# Weed Wackers



## FloRider (Sep 8, 2008)

Do you use the same gas in weed wackers as you do lawn mowers?


----------



## Animal (Sep 9, 2008)

Weed whackers are a usually a 2 stroke engine. For that you need a mix of gas and 2 stroke oil. 2 stroke oil is found at the harware store. Your mix will depend on the motor size and rpms.
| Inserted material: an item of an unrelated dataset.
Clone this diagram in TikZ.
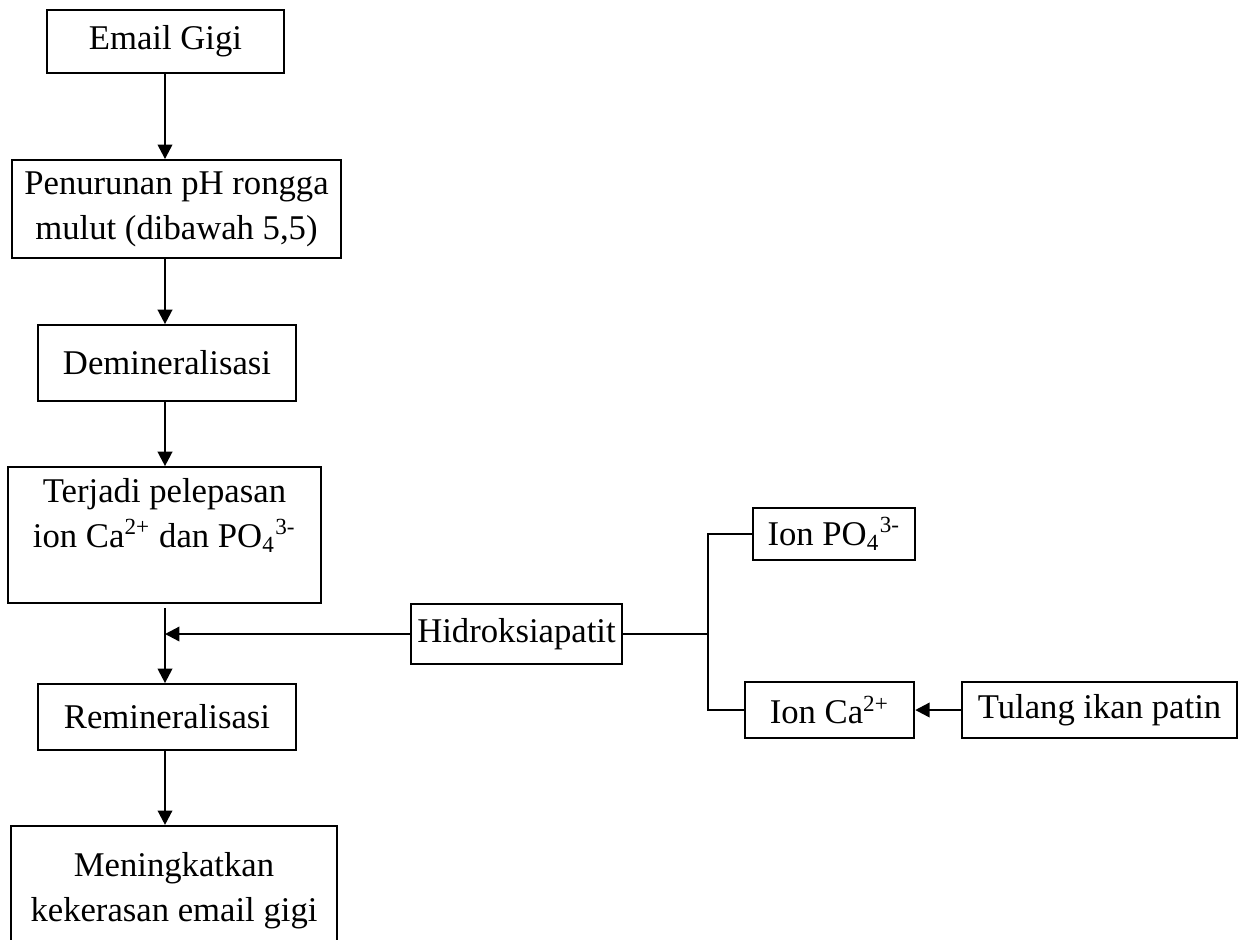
\documentclass[tikz,border=0pt]{standalone}
\usepackage{fontspec}
\setmainfont{Liberation Serif}
\usetikzlibrary{positioning,arrows.meta}

\begin{document}
\begin{tikzpicture}[
      x=0.01216cm,y=-0.01216cm,
      font=\fontsize{12pt}{15.5pt}\selectfont,
      kotak/.style={
        draw,
        line width=0.7pt,
        align=center,
        inner sep=2pt
      },
      panah/.style={
        line width=0.8pt,
        -{Triangle[length=5pt,width=5pt]}
      },
      garis/.style={
        line width=0.4pt
      }
      ]
      \clip (0,0) rectangle (1243,939);

      \node[kotak,minimum width=2.88cm,minimum height=0.77cm] at (165.5,41.5)
        (email) {Email Gigi};
      \node[kotak,minimum width=4.00cm,minimum height=1.19cm] at (176.5,209)
        (turun) {Penurunan pH rongga\\ mulut (dibawah 5,5)};
      \node[kotak,minimum width=3.14cm,minimum height=0.92cm] at (167,363)
        (demin) {Demineralisasi};
      \node[kotak,minimum width=3.81cm,minimum height=1.65cm] at (164.5,535)
        (lepas) {Terjadi pelepasan\\ ion Ca\textsuperscript{2+} dan PO\textsubscript{4}\textsuperscript{3-}\\ \mbox{}};
      \node[kotak,minimum width=3.14cm,minimum height=0.80cm] at (167,717)
        (remin) {Remineralisasi};
      \node[kotak,minimum width=3.96cm,minimum height=2.02cm] at (174,909)
        (keras) {Meningkatkan\\ kekerasan email gigi\\ \mbox{}};

      \node[kotak,minimum width=2.57cm,minimum height=0.73cm] at (516.5,634)
        (hidro) {Hidroksiapatit};
      \node[kotak,minimum width=1.97cm,minimum height=0.63cm] at (834,534)
        (fosfat) {Ion PO\textsubscript{4}\textsuperscript{3-}};
      \node[kotak,minimum width=2.06cm,minimum height=0.67cm] at (829.5,710)
        (kalsium) {Ion Ca\textsuperscript{2+}};
      \node[kotak,minimum width=3.34cm,minimum height=0.69cm] at (1099.5,710)
        (patin) {Tulang ikan patin};

      \coordinate (tulang) at (165,0);
      \coordinate (cabang) at (708,0);

      % alur utama
      \draw[panah] (tulang |- email.south) -- (tulang |- turun.north);
      \draw[panah] (tulang |- turun.south) -- (tulang |- demin.north);
      \draw[panah] (tulang |- demin.south) -- (tulang |- lepas.north);
      \draw[panah] ([yshift=-1.5pt]tulang |- lepas.south) -- (tulang |- remin.north);
      \draw[panah] (tulang |- remin.south) -- (tulang |- keras.north);

      \draw[panah] (hidro.west) -- (tulang |- hidro.west);
      \draw[panah] (patin.west) -- (kalsium.east);

      % percabangan hidroksiapatit
      \draw[garis] (hidro.east) -- (cabang |- hidro.east);
      \draw[garis] (fosfat.west) -- (cabang |- fosfat.west) -- (cabang |- kalsium.west) -- (kalsium.west);
    \end{tikzpicture}
\end{document}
Usually it is 50 parts gas to 1 part oil, but that does change.Look to your owners manual or try your luck at a google search for your correct formula.
Most all lawn mowers do not use a mix, just plain old gas.

My snowmobiles are oil injected 2 stroke motors, so if your motor is oil injected it will have a different type of oil again.


----------



## borat (Sep 9, 2008)

I used to have a moped that ran on 2 stroke and would put 1 thing of 2 stroke oil per tank of gas or something... seems alot higher of a mix than 50:1


----------



## Bushytails (Sep 9, 2008)

Most older engines ran at 16:1, then 25:1, then 32:1, then 50:1, and some now claim 100:1...  advances in engine materials, and more willingness to sacrafice engine life to make some (censored) california smog people happy in their crusade against lawn care.  Too much oil won't hurt the engine, so if you don't know the correct ratio, err on the side of too much oil.  I stick with a 16:1 mixture in everything, as that's what my old saw takes, and I'm not about to have different cans of gas for each 2-stroke engine...

--Bushytails


----------



## insekt (Sep 15, 2008)

I know they had plug-in weed whackers when I was a kid do they have chargeable ones yet?


----------



## moleman (Sep 17, 2008)

Actually black and decker has one


----------



## Nell787 (Sep 18, 2008)

A plug-in weed wacker??? Thats WACK! lol

How far did the cord reach anyways?


----------



## Bushytails (Sep 19, 2008)

A relative has one...  she uses it with a 100ft heavy cord and a 25ft thinner cord.  With plastic blades, it even works on blackberries.  (although it still doesn't compare to a gas one and metal blades when it comes to some of the blackberry trees around here!  Or at least you'd think they're trees looking at the stalks...)

--Bushytails


----------



## broroid (Sep 24, 2008)

It seems like the electric ones were more unreliable for some reason


----------



## Bushytails (Sep 24, 2008)

Trying to get the same power/weight ratio out of an electric motor usually requires running it hot with a low duty cycle rating.  This isn't good for their life expectancy.

--Bushytails


----------



## mystery (Sep 26, 2008)

What is a duty cycle rating?


----------



## Jeff (Sep 28, 2008)

Duty Cycle refers to the lenght of time a machine can operate before it needs a rest, ie. overheats, loses power, etc...


----------



## Bushytails (Sep 28, 2008)

Typically a duty cycle will be given as "10 minutes on, 30 minutes off" or similar, or as a percentage, "25%" or "25% over 40 minutes"...  the duty cycle generally varries with load, so a lightly-loaded tool can be used much longer than a heavily-loaded one.

--Bushytails


----------



## threadfather (Nov 7, 2008)

So a compressor like in an air conditioner or a fridge that needs to kick on and off every so often?  Cant those freeze over if you run them too long?


----------



## Bushytails (Nov 8, 2008)

Most refrigeration compressors are designed for continuous duty.  No part of them will "freeze" - the refrigerant has a very low freezing temperature, well below that encountered while operating.

--Bushytails


----------